Thinking beyond borders to create a new future
In the future, I would like to do overseas activities for our project of turning electric appliances into musical instruments. Last year, we did a live performance, exhibition and workshop at Ars Electronica (in Linz, Austria); people from different countries came to the workshop and experienced the world of electric appliance musical instruments. I felt then that electrical signals overcame the language barrier and became a common communication tool. So far my activities with "Electronicos Fantasticos (Nicos)" have been in Japan, but I felt that there is plenty of potential for collaboration with people in other countries too.

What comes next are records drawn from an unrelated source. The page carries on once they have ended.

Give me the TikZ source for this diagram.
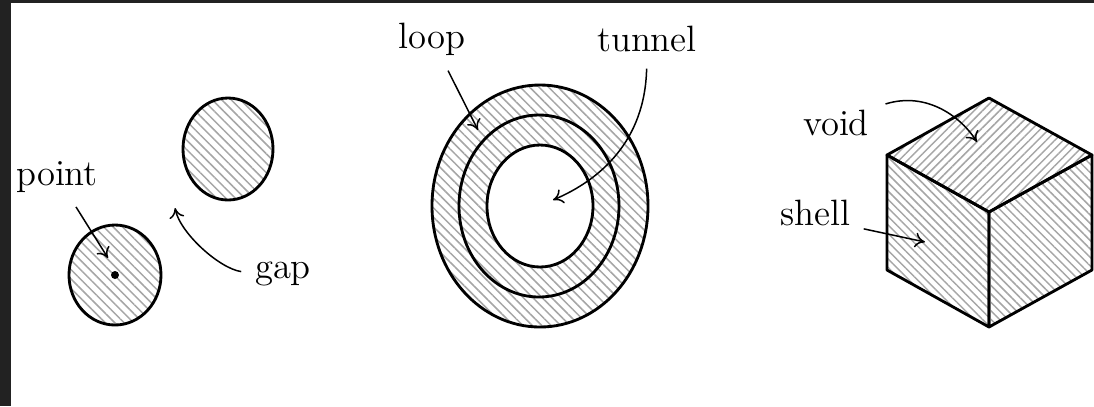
\documentclass[tikz,border=0pt]{standalone}
\usepackage{xcolor}
\usetikzlibrary{arrows.meta, patterns.meta, positioning, calc}
\definecolor{framedark}{HTML}{222222}
\definecolor{hatchgray}{HTML}{A6A6A6}
\tikzset{
  lbl/.style={font=\fontsize{11}{13}\selectfont, inner sep=0pt, anchor=base},
  outline/.style={draw=black, line width=0.85pt, line join=round},
  hatchnw/.style={pattern={Lines[angle=-45, distance=2pt, line width=0.45pt]},
    pattern color=hatchgray},
  hatchne/.style={pattern={Lines[angle=45, distance=1.8pt, line width=0.45pt]},
    pattern color=hatchgray},
  cubenw/.style={pattern={Lines[angle=-45, distance=1.8pt, line width=0.45pt]},
    pattern color=hatchgray},
  pointer/.style={-{To[length=3pt,width=4.5pt]}, line width=0.45pt}
}

\begin{document}
\begin{tikzpicture}[x=0.3pt, y=-0.3pt]

  \useasboundingbox (0,0) rectangle (1094,406);
  \fill[framedark] (0,0) rectangle (1094,406);
  \fill[white] (11,3) rectangle (1094,406);

  %% LEFT: two blobs
  \path[outline, hatchnw] (115,275) ellipse [x radius=46, y radius=50];
  \path[outline, hatchnw] (228,149) ellipse [x radius=45, y radius=51];
  \fill (115,275) circle [radius=4];

  \node[lbl] (pointlbl) at (57,185) {point};
  \node[lbl] (gaplbl)   at (283,278) {gap};

  \coordinate (pointtip) at (108,258);
  \coordinate (gaptip)   at (175,208);

  \draw[pointer, shorten <=5pt] (pointlbl) -- (pointtip);
  \draw[pointer, shorten <=4pt]
    (gaplbl.west) .. controls +(-35,-5) and +(5,25) .. (gaptip);

  %% MIDDLE: ring
  \path[hatchnw, even odd rule]
    (540,206) ellipse [x radius=108, y radius=121]
    (540,206) ellipse [x radius=53, y radius=61];
  \draw[outline] (540,206) ellipse [x radius=108, y radius=121];
  \draw[outline] (539,206) ellipse [x radius=80, y radius=91];
  \draw[outline] (540,206) ellipse [x radius=53, y radius=61];

  \node[lbl] (looplbl)   at (432,48) {loop};
  \node[lbl] (tunnellbl) at (647,51) {tunnel};

  \coordinate (looptip)   at (478,130);
  \coordinate (tunneltip) at (553,200);

  \draw[pointer, shorten <=5pt] (looplbl) -- (looptip);
  \draw[pointer, shorten <=5pt]
    (tunnellbl.south) .. controls +(-2,89) and +(47,-20) .. (tunneltip);

  %% RIGHT: cube
  \path[outline, hatchne] (989,98) -- (1092,155) -- (989,212) -- (887,155) -- cycle;
  \path[outline, cubenw] (887,155) -- (989,212) -- (989,327) -- (887,270) -- cycle;
  \path[outline, cubenw] (989,212) -- (1092,155) -- (1092,270) -- (989,327) -- cycle;

  \node[lbl] (voidlbl)  at (836,135) {void};
  \node[lbl] (shelllbl) at (815,225) {shell};

  \coordinate (voidtip)  at (977,142);
  \coordinate (shelltip) at (925,242);

  \draw[pointer, shorten <=5pt]
    (voidlbl.north east) .. controls +(58,-18) and +(-15,-24) .. (voidtip);
  \draw[pointer, shorten <=4pt] (shelllbl.south east) -- (shelltip);

\end{tikzpicture}
\end{document}
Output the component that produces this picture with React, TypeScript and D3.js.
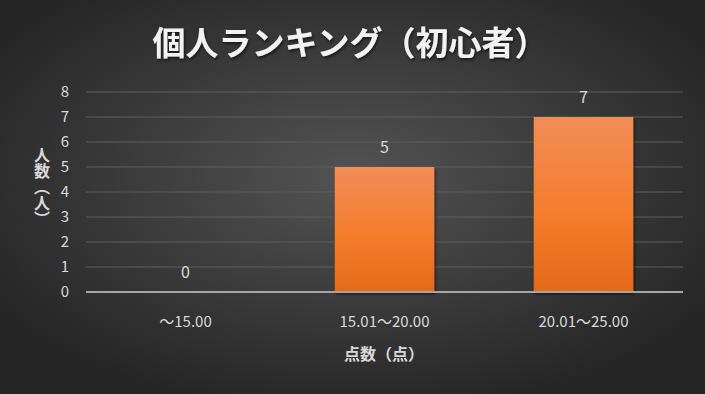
import React, { useEffect, useRef } from "react";
import * as d3 from "d3";

// chart data
const categories = ["～15.00", "15.01～20.00", "20.01～25.00"];
const counts = [0, 5, 7];
const yTicks = [0, 1, 2, 3, 4, 5, 6, 7, 8];
const title = "個人ランキング（初心者）";
const xTitle = "点数（点）";
const yTitle = "人数（人）";

const W = 705;
const H = 394;
const FONT = "'Noto Sans CJK JP', 'Noto Sans', sans-serif";

const App = () => {
    const ref = useRef<SVGSVGElement | null>(null);

    useEffect(() => {
        const svg = d3.select(ref.current);
        svg.selectAll("*").remove();

        const defs = svg.append("defs");
        const bg = defs.append("radialGradient").attr("id", "bg").attr("cx", "50%").attr("cy", "45%").attr("r", "60%");
        bg.append("stop").attr("offset", "0%").attr("stop-color", "#535353");
        bg.append("stop").attr("offset", "100%").attr("stop-color", "#262626");

        const bar = defs.append("linearGradient").attr("id", "bar").attr("x1", 0).attr("y1", 0).attr("x2", 0).attr("y2", 1);
        bar.append("stop").attr("offset", "0%").attr("stop-color", "#f28d57");
        bar.append("stop").attr("offset", "55%").attr("stop-color", "#f47c2c");
        bar.append("stop").attr("offset", "100%").attr("stop-color", "#e46a1a");

        const shadow = defs.append("filter").attr("id", "shadow").attr("x", "-10%").attr("y", "-10%").attr("width", "130%").attr("height", "130%");
        shadow.append("feDropShadow").attr("dx", 1).attr("dy", 2).attr("stdDeviation", 1.5).attr("flood-color", "#000").attr("flood-opacity", 0.6);

        svg.append("rect").attr("width", W).attr("height", H).attr("fill", "url(#bg)");

        // Scaling
        const x = d3.scaleBand().domain(categories).range([86, 683]).paddingInner(0.5).paddingOuter(0.25);
        const y = d3.scaleLinear().domain([0, 8]).range([292, 92]);

        // gridlines
        svg.append("g")
            .selectAll("line")
            .data(yTicks.filter((t) => t > 0))
            .join("line")
            .attr("x1", 86)
            .attr("x2", 683)
            .attr("y1", (d) => y(d))
            .attr("y2", (d) => y(d))
            .attr("stroke", "#5e5e5e")
            .attr("stroke-width", 1);

        // y tick labels
        svg.append("g")
            .selectAll("text")
            .data(yTicks)
            .join("text")
            .attr("x", 69)
            .attr("y", (d) => y(d))
            .attr("dy", "0.36em")
            .attr("text-anchor", "end")
            .attr("fill", "#d9d9d9")
            .attr("font-size", 15)
            .attr("font-family", FONT)
            .text((d) => d);

        // bars
        svg.append("g")
            .selectAll("rect")
            .data(counts)
            .join("rect")
            .attr("x", (d, i) => x(categories[i]) as number)
            .attr("y", (d) => y(d))
            .attr("width", x.bandwidth())
            .attr("height", (d) => y(0) - y(d))
            .attr("fill", "url(#bar)")
            .attr("filter", "url(#shadow)");

        // baseline
        svg.append("line")
            .attr("x1", 86)
            .attr("x2", 683)
            .attr("y1", y(0))
            .attr("y2", y(0))
            .attr("stroke", "#a6a6a6")
            .attr("stroke-width", 2);

        // value labels
        svg.append("g")
            .selectAll("text")
            .data(counts)
            .join("text")
            .attr("x", (d, i) => (x(categories[i]) as number) + x.bandwidth() / 2)
            .attr("y", (d) => y(d) - 14)
            .attr("text-anchor", "middle")
            .attr("fill", "#d9d9d9")
            .attr("font-size", 16)
            .attr("font-family", FONT)
            .text((d) => d);

        // x tick labels
        svg.append("g")
            .selectAll("text")
            .data(categories)
            .join("text")
            .attr("x", (d) => (x(d) as number) + x.bandwidth() / 2)
            .attr("y", 327)
            .attr("text-anchor", "middle")
            .attr("fill", "#d9d9d9")
            .attr("font-size", 15)
            .attr("font-family", FONT)
            .text((d) => d);

        // axis titles
        svg.append("text")
            .attr("x", 384)
            .attr("y", 360)
            .attr("text-anchor", "middle")
            .attr("fill", "#d9d9d9")
            .attr("font-size", 16)
            .attr("font-weight", "bold")
            .attr("font-family", FONT)
            .text(xTitle);

        svg.append("text")
            .attr("x", 42)
            .attr("y", 187)
            .attr("text-anchor", "middle")
            .attr("fill", "#d9d9d9")
            .attr("font-size", 16)
            .attr("font-weight", "bold")
            .attr("font-family", FONT)
            .style("writing-mode", "vertical-rl")
            .style("text-orientation", "upright")
            .text(yTitle);

        // title
        svg.append("text")
            .attr("x", 350)
            .attr("y", 55)
            .attr("text-anchor", "middle")
            .attr("fill", "#f2f2f2")
            .attr("font-size", 33)
            .attr("font-weight", "bold")
            .attr("font-family", FONT)
            .attr("filter", "url(#shadow)")
            .text(title);
    }, []);

    return (
        <div style={{ position: "absolute", left: 0, top: 0 }}>
            <svg ref={ref} width={W} height={H} style={{ display: "block" }} />
        </div>
    );
};

export default App;
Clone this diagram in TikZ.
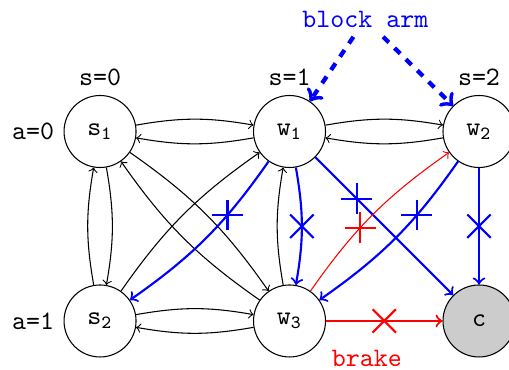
\documentclass[tikz,border=0pt]{standalone}
\usetikzlibrary{positioning,shapes.misc}

\begin{document}
\begin{tikzpicture}[font=\ttfamily,node distance=2.5cm,on grid]
    \tikzstyle{state}=[circle,draw,minimum size=0.95cm]
    \tikzstyle{move}=[->,bend left=10]
    \tikzstyle{blocked}=[->,thick,blue]
    \tikzstyle{crossmark}=[cross out,draw,-,thick,minimum size=8pt,inner sep=0pt]
    \tikzstyle{plusmark}=[crossmark,rotate=45,minimum size=7.4pt]
    \tikzstyle{armarrow}=[->,blue,ultra thick,dashed]

    \useasboundingbox (-1.32,-0.646) rectangle (5.396,4.235);

    %% Draw the states, one row per value of a
    \node [state,label={above:s=0},label={left:a=0}] (s1) at (0,2.5) {s\textsubscript{1}};
    \node [state,right=of s1,label={above:s=1}] (w1) {w\textsubscript{1}};
    \node [state,right=of w1,label={above:s=2}] (w2) {w\textsubscript{2}};
    \node [state,below=of s1,label={left:a=1}] (s2) {s\textsubscript{2}};
    \node [state,right=of s2] (w3) {w\textsubscript{3}};
    \node [state,right=of w3,fill=gray!40] (c) {c};

    %% Draw the moves that are allowed
    \draw [move] (s1) to (w1);
    \draw [move] (w1) to (s1);
    \draw [move] (w1) to (w2);
    \draw [move] (w2) to (w1);
    \draw [move] (s2) to (w3);
    \draw [move] (w3) to (s2);
    \draw [move] (s1) to (s2);
    \draw [move] (s2) to (s1);
    \draw [move] (w3) to (w1);
    \draw [move] (s1) to (w3);
    \draw [move] (w3) to (s1);
    \draw [move] (s2) to (w1);

    %% Draw the moves that are crossed out
    \draw [blocked,bend left=10] (w1) to node [pos=0.33,plusmark] {} (s2);
    \draw [blocked,bend left=10] (w1) to node [crossmark] {} (w3);
    \draw [blocked] (w1) to node [pos=0.3,plusmark] {} (c);
    \draw [blocked,bend left=10] (w2) to node [pos=0.33,plusmark] {} (w3);
    \draw [blocked] (w2) to node [crossmark] {} (c);
    \draw [->,red,bend left=10] (w3) to node [pos=0.4,plusmark] {} (w2);
    \draw [->,red,thick] (w3) to node [crossmark] {}
        node [pos=0.35,below=0.26cm] (brake) {brake} (c);

    %% Draw the block arm above the top row
    \node [blue,xshift=1cm,yshift=1cm] at (w1.north) (arm) {block arm};
    \draw [armarrow] (arm) -- (w1);
    \draw [armarrow] (arm) -- (w2);
\end{tikzpicture}
\end{document}
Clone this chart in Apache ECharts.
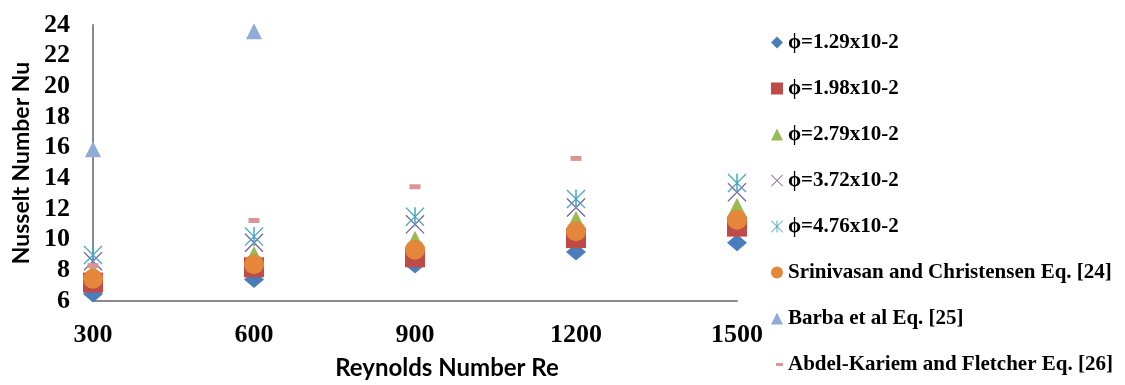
<!DOCTYPE html>
<html>
<head>
<meta charset="utf-8">
<script src="https://cdn.jsdelivr.net/npm/echarts@6/dist/echarts.min.js"></script>
<style>
html,body{margin:0;padding:0;background:#fff;}
#chart{width:1125px;height:385px;}
</style>
</head>
<body>
<div id="chart"></div>
<script>
// ---- data ----
var reynolds = [300, 600, 900, 1200, 1500];
var phi129 = [6.45, 7.4, 8.35, 9.2, 9.8];
var phi198 = [7.2, 8.2, 8.85, 10.1, 10.85];
var phi279 = [7.9, 9.0, 10.0, 11.3, 12.15];
var phi372 = [8.6, 9.8, 11.0, 12.1, 13.1];
var phi476 = [9.0, 10.2, 11.5, 12.65, 13.7];
var srinivasan = [7.45, 8.4, 9.35, 10.55, 11.3];
var barbaRe = [300, 600];
var barba = [15.9, 23.6];
var abdelRe = [300, 600, 900, 1200];
var abdel = [8.3, 11.25, 13.45, 15.3];
var seriesNames = [
  'ϕ=1.29x10-2', 'ϕ=1.98x10-2', 'ϕ=2.79x10-2', 'ϕ=3.72x10-2', 'ϕ=4.76x10-2',
  'Srinivasan and Christensen Eq. [24]', 'Barba et al Eq. [25]', 'Abdel-Kariem and Fletcher Eq. [26]'
];
var yTicks = [6, 8, 10, 12, 14, 16, 18, 20, 22, 24];
var xTicks = [300, 600, 900, 1200, 1500];

function pairs(xs, ys) { return ys.map(function (v, i) { return [xs[i], v]; }); }

var xPath = 'path://M0,1 L1,0 L10,9 L19,0 L20,1 L11,10 L20,19 L19,20 L10,11 L1,20 L0,19 L9,10 Z';
var starPath = 'path://M0,1 L1,0 L10,9 L19,0 L20,1 L11,10 L20,19 L19,20 L10,11 L1,20 L0,19 L9,10 Z M9.2,0 L10.8,0 L10.8,20 L9.2,20 Z';

var serifBold = {fontFamily: 'Liberation Serif', fontWeight: 'bold', color: '#000'};

var chart = echarts.init(document.getElementById('chart'), null, {renderer: 'canvas'});
chart.setOption({
  animation: false,
  backgroundColor: '#fff',
  grid: {left: 93, right: 388, top: 25, bottom: 78.5, containLabel: false},
  xAxis: {
    type: 'value', min: 300, max: 1500, interval: 300,
    axisLine: {show: true, onZero: false, lineStyle: {color: '#898989', width: 2}},
    axisTick: {show: false}, splitLine: {show: false},
    axisLabel: Object.assign({fontSize: 26, margin: 21, formatter: function (v) { return String(v); }}, serifBold),
    name: 'Reynolds Number Re', nameLocation: 'middle', nameGap: 55,
    nameTextStyle: {fontFamily: 'Lato', fontWeight: 'bold', fontSize: 24, color: '#000', padding: [0, 0, 0, 64]}
  },
  yAxis: {
    type: 'value', min: 6, max: 24, interval: 2,
    axisLine: {show: true, lineStyle: {color: '#898989', width: 2}},
    axisTick: {show: false}, splitLine: {show: false},
    axisLabel: Object.assign({fontSize: 26, margin: 23, formatter: function (v) { return String(v); }}, serifBold),
    name: 'Nusselt Number Nu', nameLocation: 'middle', nameGap: 59, nameRotate: 90,
    nameTextStyle: {fontFamily: 'Lato', fontWeight: 'bold', fontSize: 23, color: '#000'}
  },
  legend: [{
    orient: 'vertical', left: 766, top: 27, itemWidth: 12, itemHeight: 12, itemGap: 25,
    textStyle: Object.assign({fontSize: 21, lineHeight: 20}, serifBold),
    data: seriesNames.slice(0, 7)
  }, {
    orient: 'vertical', left: 771, top: 349, itemWidth: 7, itemHeight: 3,
    textStyle: Object.assign({fontSize: 21, lineHeight: 20}, serifBold),
    data: seriesNames.slice(7)
  }],
  series: [
    {name: seriesNames[0], type: 'scatter', data: pairs(reynolds, phi129), symbol: 'diamond', symbolSize: [20, 17], itemStyle: {color: '#4A7DBA', opacity: 1}},
    {name: seriesNames[1], type: 'scatter', data: pairs(reynolds, phi198), symbol: 'rect', symbolSize: 20, itemStyle: {color: '#BE4B48', opacity: 1}},
    {name: seriesNames[2], type: 'scatter', data: pairs(reynolds, phi279), symbol: 'triangle', symbolSize: 18, itemStyle: {color: '#98B954', opacity: 1}},
    {name: seriesNames[3], type: 'scatter', data: pairs(reynolds, phi372), symbol: xPath, symbolSize: 19, itemStyle: {color: '#7D60A0', opacity: 1}},
    {name: seriesNames[4], type: 'scatter', data: pairs(reynolds, phi476), symbol: starPath, symbolSize: 19, itemStyle: {color: '#46AAC5', opacity: 1}},
    {name: seriesNames[5], type: 'scatter', data: pairs(reynolds, srinivasan), symbol: 'circle', symbolSize: 20, itemStyle: {color: '#E5873B', opacity: 1}},
    {name: seriesNames[6], type: 'scatter', data: pairs(barbaRe, barba), symbol: 'triangle', symbolSize: 16, itemStyle: {color: '#91ABD8', opacity: 1}},
    {name: seriesNames[7], type: 'scatter', data: pairs(abdelRe, abdel), symbol: 'rect', symbolSize: [11, 5], itemStyle: {color: '#D99694', opacity: 1}}
  ]
});
</script>
</body>
</html>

Specifically speaking, an idea is being floated for a project overseas to turn local electric appliances into musical instruments. In Linz, Austria, which is where Ars Electronica is headquartered, I would like to make musical instruments together with the local people, buying the materials at the flea markets. The first dream I have is to play one piece of music together with everyone. Some people have told me that they would like to do that, so I wish to exchange contact information and take it to the next level.
I also hope to share the knowhow and my thoughts on making musical instruments with people in not only Linz but in many other countries. With the project in Japan, the members share information, and I don't mind teaching. At Nicos, people other than myself - mainly the members who are engineers ― are inventing new instruments and the creativity is flowing endlessly. While I discovered that sounds can be made from the electromagnetic waves that come from CRT-TVs, and from rotating electric fans, the members are making updated versions and beginning to make their own instruments. Seeing everyone take the initiative in creating things makes me feel that another door has opened.
It would be fun if the seeds we are sowing flew to all sorts of places. For instance, perhaps in Thailand, someone could be making a musical instrument from an electric fan, while someone in Turkey could be beating a CRT-TV screen. And the sounds would be different according to the region or country. It would be interesting to hold a session somewhere with people from different regions bringing the instruments they have made, or we could form an impromptu band and make music by sharing files. An electromagnetic band without frontiers ― that is what I dream of.
Known as a festival of arts, the latest technology, and culture, Ars Electronica Festival is an annual media art event that draws many visitors. In 2017, Ars Electronica and Tokyo Midtown began a joint project, holding events which allow participants to think together about the society of the future.